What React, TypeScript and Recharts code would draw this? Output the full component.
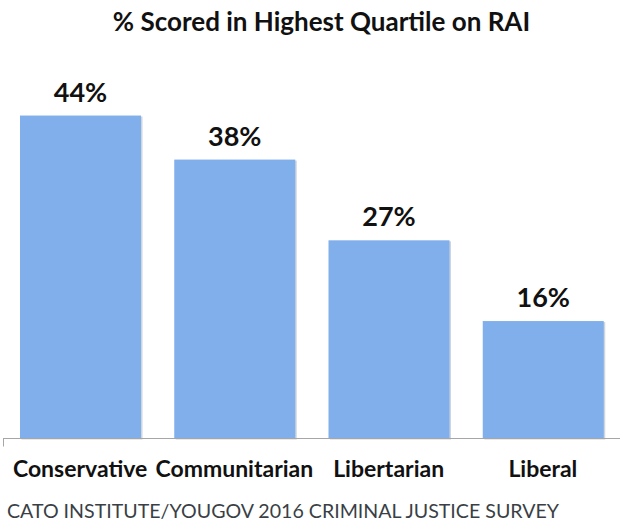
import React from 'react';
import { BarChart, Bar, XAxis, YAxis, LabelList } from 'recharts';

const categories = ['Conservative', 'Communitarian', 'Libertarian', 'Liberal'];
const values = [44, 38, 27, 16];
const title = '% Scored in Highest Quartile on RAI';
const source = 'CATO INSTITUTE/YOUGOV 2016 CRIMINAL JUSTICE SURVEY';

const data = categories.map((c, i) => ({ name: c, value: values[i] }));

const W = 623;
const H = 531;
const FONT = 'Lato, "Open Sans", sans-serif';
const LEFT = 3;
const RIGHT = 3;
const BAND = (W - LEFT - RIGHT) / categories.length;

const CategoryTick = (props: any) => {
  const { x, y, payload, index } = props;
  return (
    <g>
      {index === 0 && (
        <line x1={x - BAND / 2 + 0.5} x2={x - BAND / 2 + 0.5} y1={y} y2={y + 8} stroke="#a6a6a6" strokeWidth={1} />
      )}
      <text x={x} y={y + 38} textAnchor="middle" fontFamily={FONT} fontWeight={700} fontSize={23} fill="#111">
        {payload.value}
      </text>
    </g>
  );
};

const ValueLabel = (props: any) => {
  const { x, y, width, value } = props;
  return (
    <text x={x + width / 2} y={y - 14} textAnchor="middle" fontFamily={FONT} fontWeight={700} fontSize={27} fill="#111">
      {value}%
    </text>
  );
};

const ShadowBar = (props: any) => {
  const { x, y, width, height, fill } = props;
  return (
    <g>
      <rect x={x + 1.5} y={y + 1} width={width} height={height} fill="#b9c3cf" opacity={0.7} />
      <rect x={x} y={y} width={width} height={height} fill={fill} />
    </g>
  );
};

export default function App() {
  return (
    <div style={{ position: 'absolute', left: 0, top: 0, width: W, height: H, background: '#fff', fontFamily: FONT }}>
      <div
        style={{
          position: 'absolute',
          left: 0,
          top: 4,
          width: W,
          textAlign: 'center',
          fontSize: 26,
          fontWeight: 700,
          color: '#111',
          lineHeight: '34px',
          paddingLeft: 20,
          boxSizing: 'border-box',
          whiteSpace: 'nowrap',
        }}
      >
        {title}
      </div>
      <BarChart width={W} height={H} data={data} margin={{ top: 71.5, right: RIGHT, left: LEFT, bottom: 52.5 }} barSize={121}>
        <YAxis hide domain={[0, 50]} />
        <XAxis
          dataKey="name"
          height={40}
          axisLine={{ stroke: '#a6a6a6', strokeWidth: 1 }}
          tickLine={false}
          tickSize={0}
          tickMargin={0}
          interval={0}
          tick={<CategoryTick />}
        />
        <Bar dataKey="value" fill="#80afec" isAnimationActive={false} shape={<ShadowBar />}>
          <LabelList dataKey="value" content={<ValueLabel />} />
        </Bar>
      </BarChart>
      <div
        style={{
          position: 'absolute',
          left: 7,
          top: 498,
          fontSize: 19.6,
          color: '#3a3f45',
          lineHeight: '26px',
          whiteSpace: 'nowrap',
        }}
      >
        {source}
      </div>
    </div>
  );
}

__Instructions for the task__
Return only the lines running from the top of the data to the line that holds "const data = categories.map((c, i)". Include both of those lines, but skip the pictures.

__Result below__
What React, TypeScript and Recharts code would draw this? Output the full component.
import React from 'react';
import { BarChart, Bar, XAxis, YAxis, LabelList } from 'recharts';

const categories = ['Conservative', 'Communitarian', 'Libertarian', 'Liberal'];
const values = [44, 38, 27, 16];
const title = '% Scored in Highest Quartile on RAI';
const source = 'CATO INSTITUTE/YOUGOV 2016 CRIMINAL JUSTICE SURVEY';

const data = categories.map((c, i) => ({ name: c, value: values[i] }));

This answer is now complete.